Ya que el fútbol no me ha alegrado el fin de semana -sino más bien lo contrario-, empezaremos la nueva semana hablando de tenis. De la elegancia eterna. De cómo jugar como los ángeles sin prácticamente derramar gotas de sudor. Del hombre por excelencia que luce sus iniciales como nadie.
Hasta ayer número cuatro del mundo, hoy ya número tres, pero siempre número uno. De un grande cuyo nombre hace ya mucho que está grabado con tinta imborrable en la historia de este deporte del que hace años me quejaba cuando ocupaba horas y horas en el televisor pero al que él, precisamente, me enganchó.
Lo que hizo ayer el señor Roger Federer ganando el Torneo de Maestros por sexta vez es otra de sus múltiples hazañas, de las que callan las bocas de aquellos que quieren retirarlo antes de hora. De hecho, ya lleva dieciséis Grand Slam, pero yo apuesto firmemente a que aún le queda alguno por conquistar.

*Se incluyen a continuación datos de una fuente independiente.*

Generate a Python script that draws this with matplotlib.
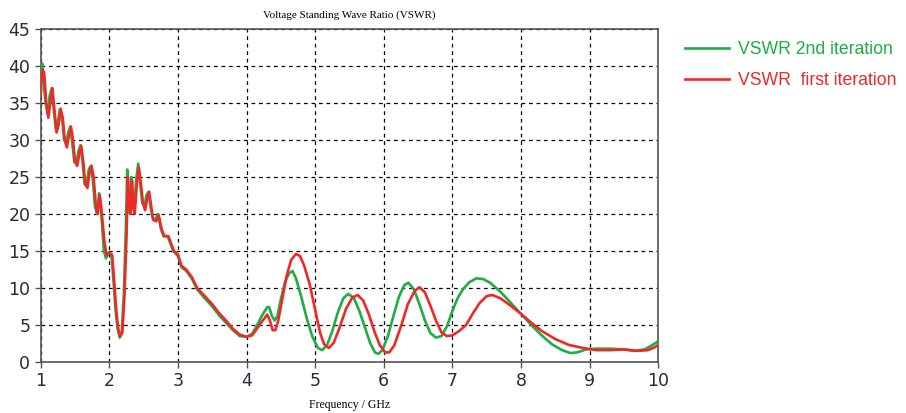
import numpy as np
import matplotlib
matplotlib.use('Agg')
import matplotlib.pyplot as plt

# ---- data ----
freq_red = [1.0, 1.01, 1.03, 1.05, 1.08, 1.11, 1.14, 1.17, 1.2, 1.23, 1.26, 1.29, 1.32, 1.35, 1.38,
            1.41, 1.44, 1.47, 1.5, 1.53, 1.56, 1.59, 1.62, 1.65, 1.68, 1.71, 1.74, 1.77, 1.8, 1.83,
            1.86, 1.88, 1.9, 1.93, 1.96, 2.0, 2.04, 2.07, 2.1, 2.13, 2.16, 2.19, 2.22, 2.25, 2.27,
            2.29, 2.31, 2.33, 2.35, 2.37, 2.4, 2.43, 2.46, 2.49, 2.52, 2.55, 2.58, 2.61, 2.64, 2.68,
            2.72, 2.76, 2.8, 2.86, 2.9, 2.94, 3.0, 3.05, 3.12, 3.2, 3.28, 3.4, 3.5, 3.6, 3.7, 3.8,
            3.9, 4.0, 4.08, 4.15, 4.22, 4.3, 4.34, 4.38, 4.42, 4.46, 4.52, 4.58, 4.65, 4.72, 4.78,
            4.84, 4.92, 5.0, 5.07, 5.13, 5.2, 5.27, 5.35, 5.45, 5.54, 5.62, 5.7, 5.78, 5.86, 5.94,
            6.02, 6.08, 6.15, 6.25, 6.35, 6.45, 6.52, 6.6, 6.68, 6.76, 6.84, 6.92, 7.0, 7.1, 7.2,
            7.3, 7.4, 7.5, 7.58, 7.7, 7.85, 8.0, 8.15, 8.3, 8.5, 8.7, 8.9, 9.1, 9.3, 9.5, 9.7,
            9.85, 9.95, 10.0]
vswr_red = [36, 38, 39.5, 39, 35, 33, 35, 37, 34, 31, 32, 34.2, 33, 30, 29,
            30.5, 31.8, 30, 27, 26.5, 28, 29.2, 27, 24, 23.5, 25.5, 26.5, 25, 21.5, 20,
            22.5, 21, 19, 16, 14.5, 14.7, 14.5, 11, 7, 4.5, 3.5, 4, 9, 17, 25,
            22, 20, 24.5, 21, 20, 24, 26.3, 24, 21.5, 20.5, 22, 23, 21, 19.2, 19,
            19.8, 18, 17, 17, 16, 15, 14.5, 13, 12.5, 11.5, 10, 8.8, 7.8, 6.6, 5.6, 4.5,
            3.7, 3.4, 3.6, 4.5, 5.4, 6.4, 5.6, 4.3, 4.3, 5.5, 8.5, 11.5, 13.8, 14.6, 14.3,
            13, 10.5, 7.0, 4, 2.4, 1.9, 2.6, 4.5, 7.2, 8.7, 9.05, 8.3, 6.5, 4.2, 2.3,
            1.3, 1.3, 2.2, 4.8, 7.8, 9.6, 10.1, 9.4, 7.6, 5.6, 4.0, 3.5, 3.6, 4.2, 5.0,
            6.6, 8.0, 8.9, 9.05, 8.6, 7.6, 6.5, 5.3, 4.2, 3.1, 2.3, 1.9, 1.6, 1.6, 1.7, 1.5,
            1.6, 2.0, 2.3]

freq_green = [1.0, 1.01, 1.025, 1.04, 1.07, 1.1, 1.13, 1.16, 1.19, 1.22, 1.25, 1.28, 1.31, 1.34,
              1.37, 1.4, 1.43, 1.46, 1.49, 1.52, 1.55, 1.58, 1.61, 1.64, 1.67, 1.7, 1.73, 1.76,
              1.79, 1.82, 1.85, 1.87, 1.89, 1.92, 1.95, 1.99, 2.03, 2.06, 2.09, 2.12, 2.15, 2.18,
              2.21, 2.24, 2.26, 2.28, 2.3, 2.32, 2.34, 2.36, 2.39, 2.42, 2.45, 2.48, 2.51, 2.54,
              2.57, 2.6, 2.63, 2.67, 2.71, 2.75, 2.79, 2.85, 2.89, 2.93, 3.0, 3.05, 3.12, 3.2,
              3.28, 3.4, 3.5, 3.6, 3.7, 3.8, 3.9, 4.0, 4.08, 4.15, 4.22, 4.3, 4.33, 4.37, 4.41,
              4.45, 4.5, 4.56, 4.62, 4.67, 4.72, 4.8, 4.88, 4.96, 5.04, 5.1, 5.17, 5.25, 5.33,
              5.41, 5.48, 5.56, 5.64, 5.72, 5.8, 5.87, 5.92, 5.98, 6.06, 6.14, 6.22, 6.3, 6.36,
              6.44, 6.52, 6.6, 6.68, 6.76, 6.84, 6.92, 7.0, 7.08, 7.16, 7.25, 7.35, 7.45, 7.55,
              7.7, 7.85, 8.0, 8.15, 8.3, 8.45, 8.6, 8.72, 8.82, 8.95, 9.1, 9.3, 9.5, 9.65, 9.8,
              9.9, 10.0]
vswr_green = [38, 40, 40.3, 38, 35, 33.5, 36, 37, 34, 31.5, 32.5, 34.2, 33, 30,
              29.5, 31, 31.8, 29.5, 27, 27, 28.5, 29.3, 27, 24, 24, 26, 26.5, 24.5,
              21, 20, 22.8, 21.5, 19, 15, 14, 14.8, 14.5, 11, 7, 4.5, 3.3, 4,
              9, 18, 26, 22, 20, 25, 21, 20.5, 24.5, 26.8, 24, 21.5, 21, 22.5,
              23, 21, 19.5, 19.2, 20, 18, 17, 17, 16, 15, 14.3, 12.8, 12.3, 11.3,
              9.8, 8.5, 7.5, 6.3, 5.3, 4.3, 3.5, 3.4, 3.8, 4.9, 6.2, 7.4, 7.4, 6.2, 5.6,
              6.2, 8.5, 10.8, 12.0, 12.3, 11.3, 8.7, 5.8, 3.4, 1.9, 1.6, 2.2, 4.2, 6.7,
              8.6, 9.2, 8.7, 7.0, 4.8, 2.6, 1.3, 1.1, 1.6, 3.5, 6.2, 8.8, 10.4, 10.7,
              9.8, 7.8, 5.6, 3.9, 3.3, 3.5, 4.8, 6.9, 8.7, 9.9, 10.8, 11.3, 11.2, 10.7,
              9.5, 8.0, 6.5, 5.0, 3.6, 2.4, 1.6, 1.2, 1.3, 1.7, 1.8, 1.8, 1.7, 1.5, 1.7,
              2.2, 2.8]

x_ticks = [1, 2, 3, 4, 5, 6, 7, 8, 9, 10]
y_ticks = [0, 5, 10, 15, 20, 25, 30, 35, 40, 45]

green = '#1fad45'
red = '#f02828'

fig = plt.figure(figsize=(9.06, 4.13), dpi=100)
ax = fig.add_axes([0.045, 0.1235, 0.6815, 0.8065])

ax.plot(freq_green, vswr_green, color=green, lw=1.9, label='VSWR 2nd iteration', zorder=3)
ax.plot(freq_red, vswr_red, color=red, lw=1.9, label='VSWR  first iteration', zorder=4)

ax.set_xlim(1, 10)
ax.set_ylim(0, 45)
ax.set_xticks(x_ticks)
ax.set_yticks(y_ticks)
ax.tick_params(labelsize=12.5, colors='#555555', labelcolor='#2a2a3a', length=4, width=1)
for s in ax.spines.values():
    s.set_color('#555555')
    s.set_linewidth(1.2)

ax.grid(True, color='black', linestyle=(0, (3, 3)), linewidth=0.9)

ax.set_title('Voltage Standing Wave Ratio (VSWR)', fontsize=8, family='Liberation Serif', pad=8)
ax.set_xlabel('Frequency / GHz', fontsize=8.5, family='Liberation Serif', labelpad=6)

leg = fig.legend(loc='upper left', bbox_to_anchor=(0.738, 0.938), frameon=False,
                 prop={'family': 'Liberation Sans', 'size': 12.7},
                 handlelength=2.55, labelcolor='linecolor', handletextpad=0.5, labelspacing=0.78)

fig.savefig('out.png', dpi=100)
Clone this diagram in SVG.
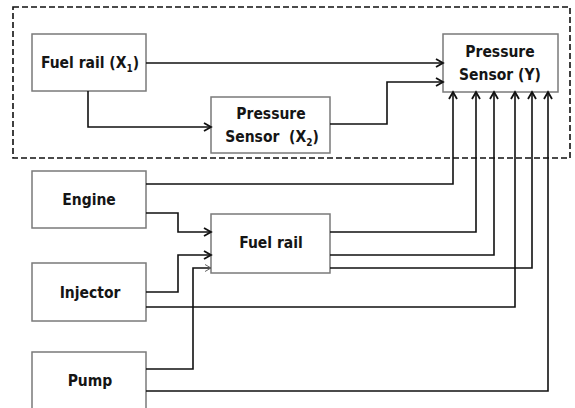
<svg xmlns="http://www.w3.org/2000/svg" width="575" height="408" viewBox="0 0 575 408">
<defs>
<marker id="ah" markerUnits="userSpaceOnUse" markerWidth="12" markerHeight="12" refX="9" refY="5" orient="auto">
<path d="M2,1 L9,5 L2,9" fill="none" stroke="#111" stroke-width="1.8"/>
</marker>
<marker id="ahg" markerUnits="userSpaceOnUse" markerWidth="12" markerHeight="12" refX="9" refY="5" orient="auto">
<path d="M3,1.5 L9,5 L3,8.5" fill="none" stroke="#666" stroke-width="1"/>
</marker>
</defs>
<style>
.box{fill:#fff;stroke:#7a7a7a;stroke-width:1.5}
.t{font-family:"DejaVu Sans Condensed","DejaVu Sans",sans-serif;font-weight:bold;font-size:15.5px;fill:#151515;text-anchor:middle}
.c{fill:none;stroke:#111;stroke-width:1.6}
.a{marker-end:url(#ah)}
</style>
<rect x="13" y="7" width="557" height="151" fill="none" stroke="#111" stroke-width="1.6" stroke-dasharray="6,3"/>
<g id="fuelrail-x1"><rect class="box" x="32" y="34" width="114" height="57"/><text class="t" x="90" y="68">Fuel rail (X<tspan font-size="10" dy="4">1</tspan><tspan dy="-4">)</tspan></text></g>
<g id="sensor-x2"><rect class="box" x="211" y="97" width="119" height="56"/><text class="t" x="271" y="119">Pressure</text><text class="t" x="272" y="142" xml:space="preserve">Sensor  (X<tspan font-size="10" dy="4">2</tspan><tspan dy="-4">)</tspan></text></g>
<g id="sensor-y"><rect class="box" x="443" y="34" width="115" height="58"/><text class="t" x="500" y="57">Pressure</text><text class="t" x="500" y="80">Sensor (Y)</text></g>
<g id="engine"><rect class="box" x="32" y="171" width="114" height="57"/><text class="t" x="89" y="205">Engine</text></g>
<g id="fuelrail"><rect class="box" x="211" y="214" width="119" height="59"/><text class="t" x="271" y="248">Fuel rail</text></g>
<g id="injector"><rect class="box" x="32" y="263" width="114" height="58"/><text class="t" x="90" y="298">Injector</text></g>
<g id="pump"><rect class="box" x="32" y="352" width="114" height="60"/><text class="t" x="90" y="386">Pump</text></g>
<g id="connectors">
<path class="c a" d="M146,63 H443"/>
<path class="c a" d="M88,91 V127 H211"/>
<path class="c a" d="M330,124 H387 V82 H443"/>
<path class="c a" d="M146,184 H453 V92"/>
<path class="c a" d="M146,213 H178 V232 H211"/>
<path class="c a" d="M146,292 H178 V255 H211"/>
<path class="c" d="M146,369 H193 V268 H211" marker-end="url(#ahg)"/>
<path class="c a" d="M330,232 H476 V92"/>
<path class="c a" d="M330,255 H494 V92"/>
<path class="c a" d="M330,268 H532 V92"/>
<path class="c a" d="M146,307 H515 V92"/>
<path class="c a" d="M146,391 H548 V92"/>
</g>
</svg>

Aunque cuando juega contra Rafa la tierra me tire más, reconozco que el suizo es posiblemente el mejor tenista de todos los tiempos y le aplaudo como la que más. Y además, esta vez jugaba contra Tsonga, que me cae muy mal (aunque no tanto como Murray). Afinidades aparte, lo de Roger es mítico. Como dijo ayer mi admirado Juan José Mateo en El País: Federer es infinito. (Y asombrosamente atractivo, pero eso ya lo añado yo).